#SuzyPFW: Valentino Rises Like The Moon
“Lots of fashion, super Valentino, ruffles, symbols – but to see them from a different perspective and make extraordinary ordinary things,” said Pierpaolo Piccioli of a collection that was wildly cheered as the models climbed the iron steps of a historic Paris lycée.
As Valentino Garavani himself went to congratulate Pierpaolo, with flanks of clients and designer Alber Elbaz all giving air kisses, the fashion crowd celebrated the now-perfect match between how Valentino collections used to be and how they are now.
In some ways, this was the most relaxed, even sporty, collection Pierpaolo has ever done, embracing layers of casual pieces and using fine fabrics to create the shapes of short-skirted, dynamic and contemporary clothes.
At the other end of the fashion spectrum were the evening dresses that the designer treats with gentility and lightness, as if these were fairy robes with a mythical story attached. And so they were.
“I started this collection with the idea of ‘Orlando Furioso’, the 16th-century epic poem by Ludovico Ariosto, where Orlando loses his mind for love and his best friend flies to the moon to recover his sanity,” Pierpaolo explained. “I really like the idea of the moon as the place where we find what is lost in the heart. So the moon is a second opportunity. And I have always been impressed by the Apollo 8 mission – the first three people who flew beyond gravity.”
These glimpses inside an artist’s mind feel like a privilege. But the designer has managed to turn his deepest thoughts into the lightest clothes. Even the opening outfits with plastic coverings on jackets or tops had not just a sweetness, but a sense that the designer had melded the shapes of sportswear with high-fashion materials. The shimmering, slithering effects in dawn pink worked equally well on sporty or dressier pieces.
The clothes became increasingly delicate as the show – and its time of day – moved on. Pieces fitted together to make patterns with the way the cutting techniques were interspersed with pieces of lace or chiffon, embedded with tiny flowers.
The artistic Pierpaolo, who wears his historic erudition lightly, spoke also of being influenced by Federico Fellini’s 1990 film, The Voice of the Moon, which referenced its romance and effect on the soul. Maybe that was where a burning red appeared as though the relatively sporty clothes had been caught in the sunset. Even simple evening dresses with one diagonal frill had a simplicity in the flow of fabric.

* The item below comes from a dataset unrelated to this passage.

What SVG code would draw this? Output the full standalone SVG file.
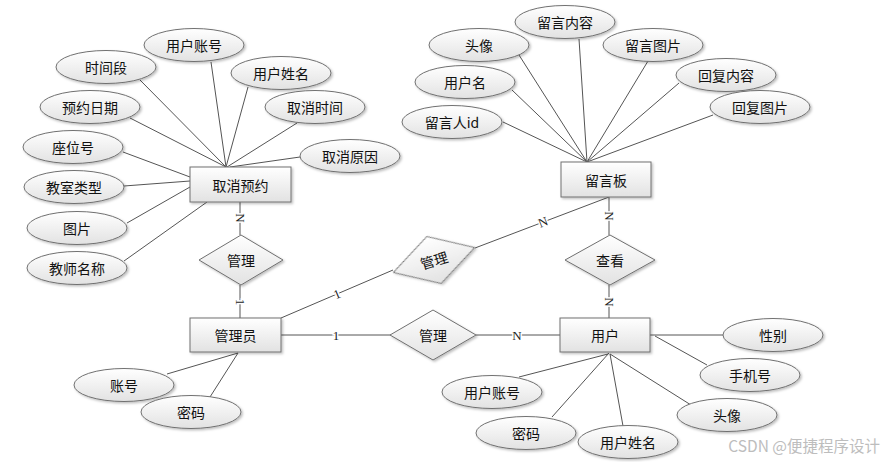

Why has Pierpaolo got things so right – even after the departure to Dior of his design partner of 26 years, Maria Grazia Chiuri? The answer must be that he is proud to be designing for Valentino, where he has worked for more than 15 years. And that he has gently transformed the ladylike daywear of Valentino Garavani, understanding that these gracious ladies have turned into women with their lives in their own hands.
Valentino himself recognises the fashion miracle that has left him with a legacy that is moving forward with renewed vigour and direction. Talking and laughing together after the show, their joy and excitement were touching to behold.